Kofi Annan quits as UN-Arab League envoy to Syria

 

UN chief pays tribute to Annan for his efforts in ‘most difficult’ assignment of ending bloodshed that human rights monitors say has claimed more than 20,000 lives.

 

Middle East Online

By Iskandar Kat - NEAR ALEPPO (Syria)

Mission has become impossible

International envoy Kofi Annan is stepping down, UN chief Ban Ki-moon announced on Thursday "with deep regret," his April peace plan for Syria in tatters in the face of raging violence.

Rebels shelled an air base used by regime forces to pound the northern city of Aleppo, as a human rights group reported that the bodies of 43 people had been recovered after a security force raid near Damascus.

The UN chief paid tribute to Annan for his efforts in the "most difficult" assignment of ending the bloodshed that human rights monitors say has claimed more than 20,000 lives in Syria since an uprising against President Bashar al-Assad's rule erupted in March last year.

But he said the former UN chief would now step down at the end of the month and the search had begun for a successor.

"I wish to express my deepest gratitude to Mr Annan for the determined and courageous efforts he has made as the Joint Special Envoy for Syria," Ban said.

"Kofi Annan deserves our profound admiration for the selfless way in which he has put his formidable skills and prestige to this most difficult and potentially thankless of assignments," he added.

The UN and Arab League named Annan as its envoy on the Syria conflict on February 23 and he brokered a six-point peace plan that was supposed to begin with a ceasefire from April 12.

But the truce never took hold and the United Nations has begun winding down an observer mission that was supposed to oversee it ahead of the expiry of its mandate later this month.

Ban's announcement came as rebel forces shelled the Menagh air base, 30 kilometres (18 miles) northwest of Aleppo, as the battle for Syria's commercial capital intensified.

An AFP reporter who witnessed the bombardment said the rebels told him it was "an attack to take this airport being used by helicopters and planes that are firing on Aleppo."

The Britain-based Syrian Observatory for Human Rights said a tank the rebels had captured from the army was used in the morning shelling.

It is difficult to get an overall picture of the situation inside Aleppo itself because of a lack of independent sources and restrictions on journalists.

Mobile phone and Internet services, cut since Wednesday night, were being gradually restored in Aleppo by Thursday afternoon.

Thursday's air base assault came after US President Barack Obama was reported to have signed a covert document authorising US support for the rebels.

The directive was contained in a "finding" -- a device authorising clandestine action by the Central Intelligence Agency, NBC and CNN said, citing unidentified sources.

White House officials declined to comment, but did not specifically rule out the idea that Washington was providing more intelligence support to anti-Assad forces than had previously been made public.

US Defence Secretary Leon Panetta was in Jordan on Thursday for talks on Syria with King Abdullah II.

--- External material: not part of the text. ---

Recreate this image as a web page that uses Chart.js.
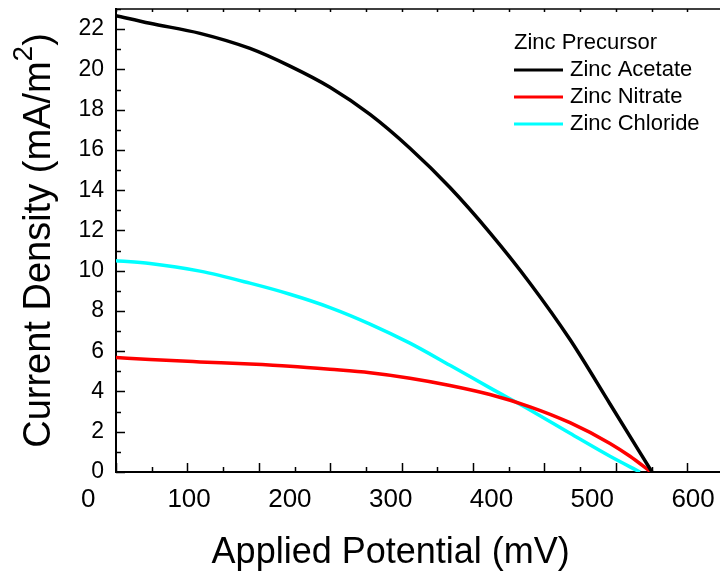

"They agreed that strong international pressure needs to be sustained to make it clear that Assad must go, and that the Syrian people deserve to determine their own future," Pentagon spokesman George Little told reporters.

The Observatory said a security forces raid southwest of Damascus killed 43 people, some of whom were tortured and executed.

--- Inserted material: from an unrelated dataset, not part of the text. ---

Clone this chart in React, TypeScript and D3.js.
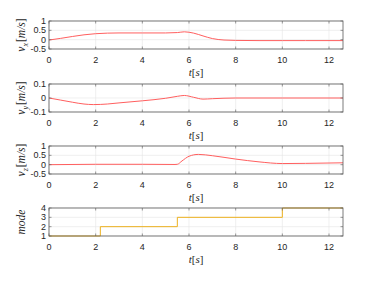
import * as d3 from "d3";

const T_MAX = 12.6;
const X_TICKS = [0, 2, 4, 6, 8, 10, 12];

// v_x [m/s]
const vxTime = [0, 0.5, 1, 1.5, 2, 2.5, 3, 4, 5, 5.5, 5.8, 6.2, 6.6, 7, 7.5, 8, 9, 10, 11, 12.6];
const vxVals = [-0.02, 0.07, 0.17, 0.26, 0.32, 0.35, 0.36, 0.36, 0.36, 0.38, 0.42, 0.35, 0.2, 0.06, -0.02, -0.04, -0.05, -0.05, -0.05, -0.05];

// v_y [m/s]
const vyTime = [0, 0.5, 1, 1.5, 1.9, 2.5, 3, 4, 5, 5.5, 5.8, 6.2, 6.6, 7, 8, 10, 12.6];
const vyVals = [0, -0.015, -0.03, -0.043, -0.047, -0.043, -0.035, -0.02, -0.002, 0.012, 0.018, 0.005, -0.008, -0.005, 0, 0, 0];

// v_z [m/s]
const vzTime = [0, 2, 4, 5.4, 5.5, 5.7, 6, 6.4, 7, 8, 9, 10, 11, 12.6];
const vzVals = [0.0, 0.02, 0.02, 0.01, 0.02, 0.2, 0.45, 0.55, 0.48, 0.3, 0.15, 0.06, 0.07, 0.1];

// mode switches
const modeTime = [0, 2.2, 5.5, 10, 12.6];
const modeVals = [1, 2, 3, 4, 4];

const RED = "#ff5f5f";
const YELLOW = "#edb120";
const LEFT = 49;
const RIGHT = 343;
const H = 28;
const TICK_FONT = "Liberation Sans, Arial, sans-serif";
const LABEL_FONT = "Liberation Serif, Times New Roman, serif";

type PanelProps = {
  top: number;
  time: number[];
  vals: number[];
  yDomain: [number, number];
  yTicks: number[];
  color: string;
  step?: boolean;
  label: React.ReactNode;
};

function Panel({ top, time, vals, yDomain, yTicks, color, step, label }: PanelProps) {
  const x = d3.scaleLinear().domain([0, T_MAX]).range([LEFT, RIGHT]);
  const y = d3.scaleLinear().domain(yDomain).range([top + H, top]);
  const line = d3
    .line<number>()
    .x((_, i) => x(time[i]))
    .y((d) => y(d))
    .curve(step ? d3.curveStepAfter : d3.curveMonotoneX);
  const tl = 2.5;
  return (
    <g>
      {X_TICKS.map((t) => (
        <line key={`gx${t}`} x1={x(t)} x2={x(t)} y1={top} y2={top + H} stroke="#e6e6e6" strokeWidth={0.6} />
      ))}
      {yTicks.map((v) => (
        <line key={`gy${v}`} x1={LEFT} x2={RIGHT} y1={y(v)} y2={y(v)} stroke="#e6e6e6" strokeWidth={0.6} />
      ))}
      <path d={line(vals) ?? ""} fill="none" stroke={color} strokeWidth={1} />
      <rect x={LEFT} y={top} width={RIGHT - LEFT} height={H} fill="none" stroke="#5a5a5a" strokeWidth={0.8} />
      {X_TICKS.map((t) => (
        <g key={`tx${t}`}>
          <line x1={x(t)} x2={x(t)} y1={top + H} y2={top + H - tl} stroke="#5a5a5a" strokeWidth={0.6} />
          <line x1={x(t)} x2={x(t)} y1={top} y2={top + tl} stroke="#5a5a5a" strokeWidth={0.6} />
          <text x={x(t)} y={top + H + 14} textAnchor="middle" fontSize={9} fontFamily={TICK_FONT} fill="#262626">
            {t}
          </text>
        </g>
      ))}
      {yTicks.map((v) => (
        <g key={`ty${v}`}>
          <line x1={LEFT} x2={LEFT + tl} y1={y(v)} y2={y(v)} stroke="#5a5a5a" strokeWidth={0.6} />
          <line x1={RIGHT} x2={RIGHT - tl} y1={y(v)} y2={y(v)} stroke="#5a5a5a" strokeWidth={0.6} />
          <text x={LEFT - 3} y={y(v) + 3} textAnchor="end" fontSize={9} fontFamily={TICK_FONT} fill="#262626">
            {v}
          </text>
        </g>
      ))}
      <text x={(LEFT + RIGHT) / 2} y={top + H + 27} textAnchor="middle" fontSize={11} fontFamily={LABEL_FONT} fill="#262626">
        <tspan fontStyle="italic">t</tspan>[<tspan fontStyle="italic">s</tspan>]
      </text>
      <text
        transform={`translate(25, ${top + H / 2}) rotate(-90)`}
        textAnchor="middle"
        fontSize={11.5}
        fontFamily={LABEL_FONT}
        fill="#262626"
      >
        {label}
      </text>
    </g>
  );
}

function velLabel(sub: string) {
  return (
    <>
      <tspan fontStyle="italic">v</tspan>
      <tspan fontStyle="italic" fontSize={8} dy={2.5}>{sub}</tspan>
      <tspan dy={-2.5} dx={1}>[</tspan>
      <tspan fontStyle="italic">m/s</tspan>]
    </>
  );
}

export default function App() {
  return (
    <svg
      width={379}
      height={285}
      style={{ position: "absolute", left: 0, top: 0, background: "#fff" }}
    >
      <Panel top={21} time={vxTime} vals={vxVals} yDomain={[-0.5, 1]} yTicks={[-0.5, 0, 0.5, 1]} color={RED} label={velLabel("x")} />
      <Panel top={84} time={vyTime} vals={vyVals} yDomain={[-0.1, 0.1]} yTicks={[-0.1, 0, 0.1]} color={RED} label={velLabel("y")} />
      <Panel top={146} time={vzTime} vals={vzVals} yDomain={[-0.5, 1]} yTicks={[-0.5, 0, 0.5, 1]} color={RED} label={velLabel("z")} />
      <Panel
        top={208}
        time={modeTime}
        vals={modeVals}
        yDomain={[1, 4]}
        yTicks={[1, 2, 3, 4]}
        color={YELLOW}
        step
        label={<tspan fontStyle="italic">mode</tspan>}
      />
    </svg>
  );
}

"Regime forces entered the Jdaidet Artuz district on Wednesday and arrested around 100 young people who were taken to a school and tortured," it said.

"On Thursday morning after the operation the bodies of 43 people were recovered. Some of them had been summarily executed."

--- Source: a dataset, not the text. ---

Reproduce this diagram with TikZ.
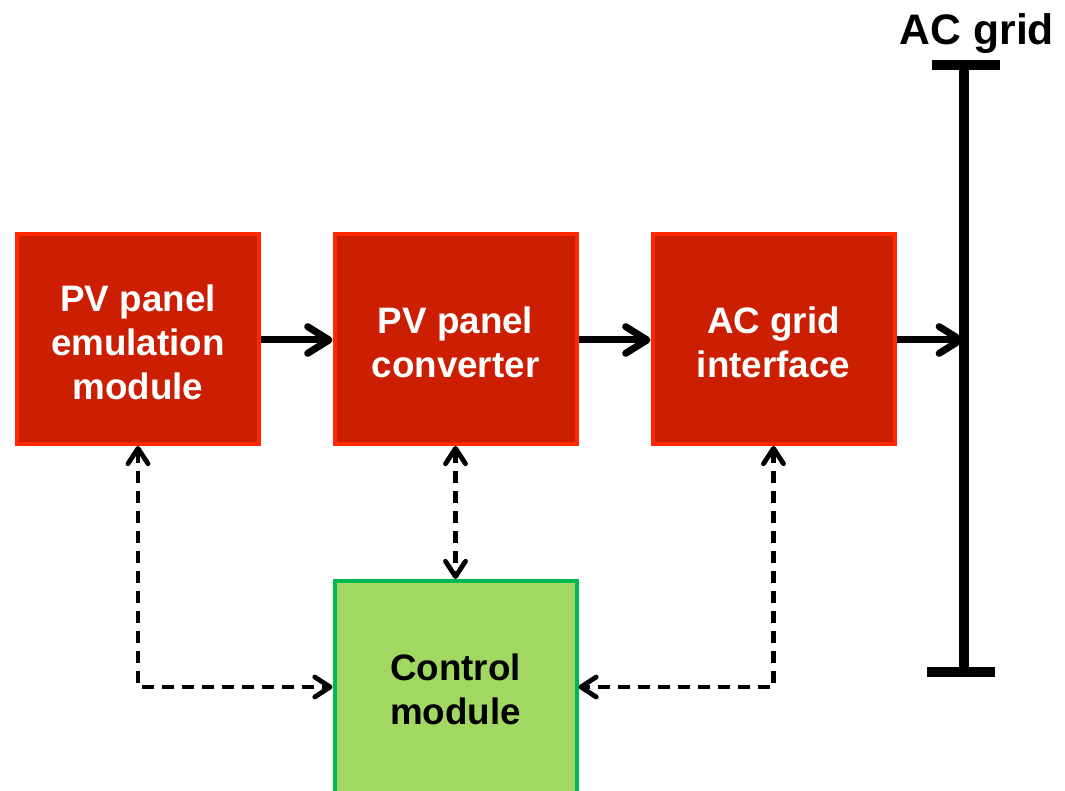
\documentclass[tikz,border=0pt]{standalone}
\usepackage{fontspec}
\setmainfont{Liberation Sans}
\usetikzlibrary{arrows.meta}
\definecolor{boxred}{RGB}{204,30,0}
\definecolor{boxredline}{RGB}{255,40,0}
\definecolor{ctlgreen}{RGB}{160,216,98}
\definecolor{ctlgreenline}{RGB}{0,184,84}
\tikzset{
  block/.style={draw=boxredline, fill=boxred, line width=3pt, minimum width=181.5pt, minimum height=157.5pt, inner sep=0pt},
  ctlblock/.style={block, draw=ctlgreenline, fill=ctlgreen, minimum height=162.75pt},
  lbl/.style={text=white, font=\bfseries\fontsize{27.6}{33}\selectfont, align=center, inner sep=0pt},
  ctllbl/.style={lbl, text=black},
  flow/.style={line width=5.25pt, -{Straight Barb[length=16pt,width=20pt,round]}},
  sig/.style={line width=3.6pt, dash pattern=on 9pt off 6pt, {Straight Barb[length=11.5pt,width=15pt,round]}-{Straight Barb[length=11.5pt,width=15pt,round]}},
  bus/.style={line width=7.5pt},
}
\begin{document}
\begin{tikzpicture}[x=0.75pt,y=-0.75pt]
\useasboundingbox (0,0) rectangle (1065,791);
\clip (0,0) rectangle (1065,791);
\node[block] (b1) at (138,339) {};
\node[block] (b2) at (455.5,339) {};
\node[block] (b3) at (773.5,339) {};
\node[ctlblock] (ctl) at (455.5,689.5) {};
\node[lbl] (t1) at (138,342) {PV panel\\emulation\\module};
\node[lbl] (t2) at (455.5,342) {PV panel\\converter};
\node[lbl] (t3) at (773.5,342) {AC grid\\interface};
\node[ctllbl] (t4) at (455.5,689) {Control\\module};
\coordinate (lvl) at (0,687);
\coordinate (arrowlvl) at (0,340);
\coordinate (bustop) at (964,65);
\coordinate (busbot) at (964,672);
\coordinate (busin) at (964,340);
\coordinate (tl) at (932,65);
\coordinate (tr) at (1000,65);
\coordinate (bl) at (927,672);
\coordinate (br) at (995,672);
\draw[bus] (bustop) -- (busbot);
\draw[bus] (tl) -- (tr);
\draw[bus] (bl) -- (br);
\node[font=\bfseries\fontsize{32}{38}\selectfont, anchor=base, inner sep=0pt] (grid) at (977,45) {AC grid};
\draw[flow] (b1.east |- arrowlvl) -- (b2.west |- arrowlvl);
\draw[flow] (b2.east |- arrowlvl) -- (b3.west |- arrowlvl);
\draw[flow] (b3.east |- arrowlvl) -- (busin);
\draw[sig] (b1.south) |- (ctl.west |- lvl);
\draw[sig] (b2.south) -- (ctl.north);
\draw[sig] (b3.south) |- (ctl.east |- lvl);
\end{tikzpicture}
\end{document}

A resident of neighbouring Artuz said the army had shelled the village from Jdaidet Artuz.

"There's nobody. Not one shop is open; the houses have been deserted by their inhabitants fearing violence -- everyone has fled," the resident said.

Nationwide, at least 51 people were killed on Thursday -- 30 civilians, 11 soldiers and 10 rebels, said the Observatory, which has estimated that more than 20,000 people have died since mid-March last year.

Russian President Vladimir Putin and British premier David Cameron failed to hide their differences on the Syrian crisis before the two leaders watched the Olympic judo together on Putin's first visit to Britain for seven years.

After 45 minutes of talks at his Downing Street residence, Cameron acknowledged: "There have been some differences in the positions that we've taken over the Syrian conflict."

Britain has strongly criticised Russia's repeated blocking of any threat of UN sanctions against the Assad regime. Moscow has accused Western governments of bias towards the rebels.

On Friday, the UN General Assembly will vote on a largely symbolic Arab-drafted resolution calling on Assad to stand down.

Three million of Syria's 22 million people need food, crops and livestock assistance, the UN's Food and Agriculture Organisation said, citing a survey by the United Nations and the Syrian government.

The FAO said figure included 1.5 million Syrians who "need urgent and immediate food assistance over the next three to six months, especially in areas that have seen the greatest conflict and population displacement."